# Lotus 2 Eleven + Porsche Cayman R - Street Dreams Detail



## dsms (Feb 1, 2008)

*Full details and paint correction on a Lotus 2 Eleven and Porsche Cayman R

First the Lotus, due to the car having no roof of any kind a gentle ONR wash was done opposed to a full 2 bucket suds fest.

Paint condition was okay, just some wash marring and a select few areas with RIDs and fine scratches. D300, M105, Powerfinish and PO85rd were all used during the correction stage.

If you were curious the Lotus is a track only car, they are not street legal. 
All decals and graphics taped off before polishing










Initial condition...










50:50










Before










After














































Rear bumper took a little more abuse than the rest of the car, few extra passes required to yield full correction



















Smaller griots machine was used to polish beneath the wing




























Final shots...
































































Next: Porsche Cayman R

No pictures of the process. This was a 2 step paint correction followed by Aquartz.


















































































My favorite...










Thanks for reading!

All the best,

Dave
Street Dreams Detail*


----------



## Derekh929 (Aug 28, 2011)

Loving the Lotus and red Porche great work, thanks for sharing


----------



## David Proctor (Mar 6, 2011)

love them both...great post. Thanks


----------



## matzagrin (Nov 1, 2009)

Onother great work! Love the Lotus too!


----------



## cdti_sri (Jul 17, 2006)

Love Caymens and the Lotus looks good as well. Top work.


----------



## Racer (Oct 27, 2005)

Couple of fine works Dave :thumb:


----------



## JBirchy (Oct 9, 2010)

Loving both of them! I think the 2 Eleven is actually road legal in the UK too, must be something to do with crash regulations?? Great work, thanks for sharing!


----------



## toni (Oct 30, 2005)

Very nice Dave!


----------



## Summit Detailing (Oct 9, 2006)

Very nice indeed Dave,

We're lucky here in the UK that the 2-11 is SVA tested & road legal...such a riot to drive:thumb:


----------



## Swell.gr (May 7, 2008)

Fantastic work Dave :thumb:


----------



## DMH-01 (Mar 29, 2011)

Stunning work mate.


----------



## Scrim-1- (Oct 8, 2008)

Fantastic work as always mate.


----------



## tonyy (Jul 26, 2008)

Great..


----------



## dsms (Feb 1, 2008)

thanks fellas


----------



## Mr Face (Jan 22, 2009)

Very sweet indeed Dave, TLC @ its best :thumb:


----------



## marccowley (Mar 23, 2008)

That lotus is lush, just cant seem to get excited about porsches but how youve brought the paint up is awesome!


----------



## ITHAQVA (Feb 20, 2011)

WOW :argie:


----------



## wish wash (Aug 25, 2011)

Two lovely cars, great work


----------



## UCD (Oct 27, 2010)

Great job Dave!


----------



## dsms (Feb 1, 2008)

marccowley said:


> That lotus is lush, just cant seem to get excited about porsches but how youve brought the paint up is awesome!

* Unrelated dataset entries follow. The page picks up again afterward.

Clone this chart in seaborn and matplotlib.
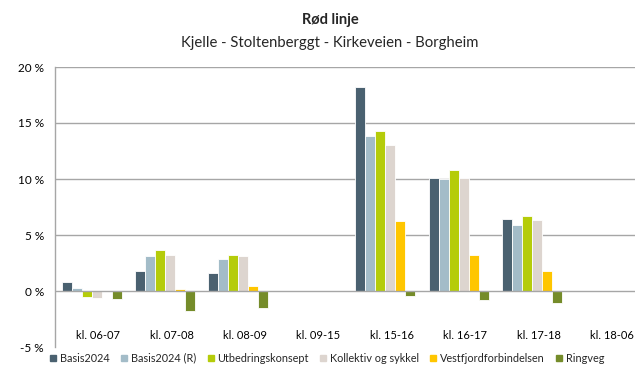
import matplotlib
matplotlib.use("Agg")
import matplotlib.pyplot as plt
import seaborn as sns
import numpy as np
import pandas as pd

periods = ["kl. 06-07", "kl. 07-08", "kl. 08-09", "kl. 09-15",
           "kl. 15-16", "kl. 16-17", "kl. 17-18", "kl. 18-06"]
scenarios = ["Basis2024", "Basis2024 (R)", "Utbedringskonsept",
             "Kollektiv og sykkel", "Vestfjordforbindelsen", "Ringveg"]

basis2024 = [0.83, 1.81, 1.63, 0.0, 18.21, 10.12, 6.46, 0.0]
basis2024_r = [0.30, 3.09, 2.88, 0.0, 13.84, 10.00, 5.92, 0.0]
utbedring = [-0.50, 3.69, 3.24, 0.0, 14.31, 10.83, 6.72, 0.0]
kollektiv = [-0.60, 3.21, 3.12, 0.0, 13.04, 10.12, 6.37, 0.0]
vestfjord = [0.0, 0.20, 0.45, 0.0, 6.28, 3.24, 1.81, 0.0]
ringveg = [-0.75, -1.76, -1.55, 0.0, -0.48, -0.84, -1.07, 0.0]

colors = ["#4A6170", "#A3BCC8", "#B5CC0A", "#DDD5CF", "#FFC600", "#758C2A"]

series = [basis2024, basis2024_r, utbedring, kollektiv, vestfjord, ringveg]
df = pd.DataFrame(
    [(p, s, v) for s, vals in zip(scenarios, series) for p, v in zip(periods, vals)],
    columns=["periode", "scenario", "endring"],
)

sns.set_theme(style="white")
plt.rcParams["font.family"] = ["Lato", "DejaVu Sans"]

W, H = 635, 369
fig = plt.figure(figsize=(W / 100, H / 100), dpi=100)
# plot area runs past the right edge of the canvas
ax = fig.add_axes([55 / W, 1 - 347 / H, 587 / W, (347 - 67) / H])

sns.barplot(data=df, x="periode", y="endring", hue="scenario",
            palette=colors, width=0.817, edgecolor="white", linewidth=0.6,
            saturation=1, ax=ax, legend=False)

ax.set_ylim(-5, 20)
ax.set_xlim(-0.5, len(periods) - 0.5)
ax.set_yticks([-5, 0, 5, 10, 15, 20])
ax.set_yticklabels(["-5 %", "0 %", "5 %", "10 %", "15 %", "20 %"],
                   fontsize=8.5, color="#000000")
# category labels sit slightly right of the bar groups
ax.set_xticks(np.arange(len(periods)) + 0.09)
ax.set_xticklabels(periods)
# horizontal gridlines; the zero line sits on top of the bar bases
for y in [5, 10, 15, 20]:
    ax.axhline(y, color="#A6A6A6", lw=1.0, zorder=0)
ax.axhline(0, color="#A6A6A6", lw=1.0, zorder=5)
ax.set_axisbelow(True)
ax.tick_params(axis="y", length=0, pad=8)
ax.tick_params(axis="x", length=0, pad=-12, labelsize=8, labelcolor="#000000")
ax.set_xlabel("")
ax.set_ylabel("")
for side in ["top", "right", "bottom"]:
    ax.spines[side].set_visible(False)
ax.spines["left"].set_color("#A6A6A6")
ax.spines["left"].set_linewidth(1.0)

fig.text(0.52, 1 - 20 / H, "Rød linje", ha="center", va="center",
         fontsize=10.5, fontweight="bold")
fig.text(0.52, 1 - 43 / H, "Kjelle - Stoltenberggt - Kirkeveien - Borgheim",
         ha="center", va="center", fontsize=10.7)

handles = [plt.Line2D([], [], marker="s", linestyle="none", markersize=5,
                      markerfacecolor=c, markeredgecolor=c) for c in colors]
fig.legend(handles, scenarios, loc="center", bbox_to_anchor=(327 / W, 1 - 358 / H),
           ncol=6, frameon=False, fontsize=7.8, handletextpad=0.25,
           columnspacing=1.0, handlelength=0.7, borderpad=0, borderaxespad=0)

fig.savefig("out.png", dpi=100)
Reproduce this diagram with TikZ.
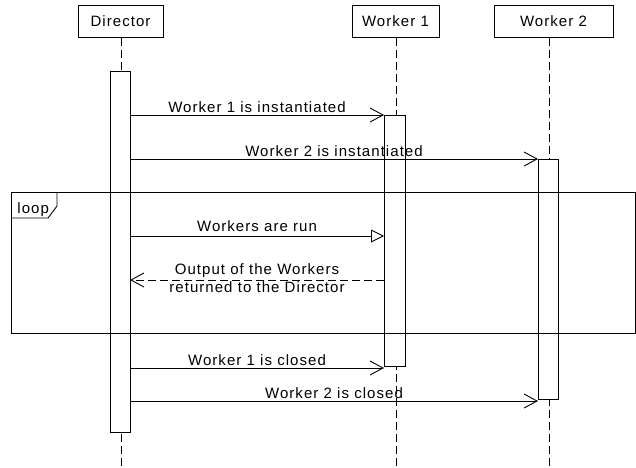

Cant get excited about Porsches? Why they are the finest cars out there!

... I'll doing a very particular white one next week, I'll give you a hint they only made 600 :buffer:


----------



## Eurogloss (Jan 22, 2008)

*Top job as usual Dave :thumb: I have noticed that you are using the DA with the Meguiar's DA polishing system more often , is it that good ?

How would you rate it against rotary polishing ?
Can you achieve the same results with a Meguiar's MF Polishing System using a DA ?

I know I can with my Flex XC 3401 VRG ( Forced Rotation DA Polisher )

Thanks Dave

Mario *


----------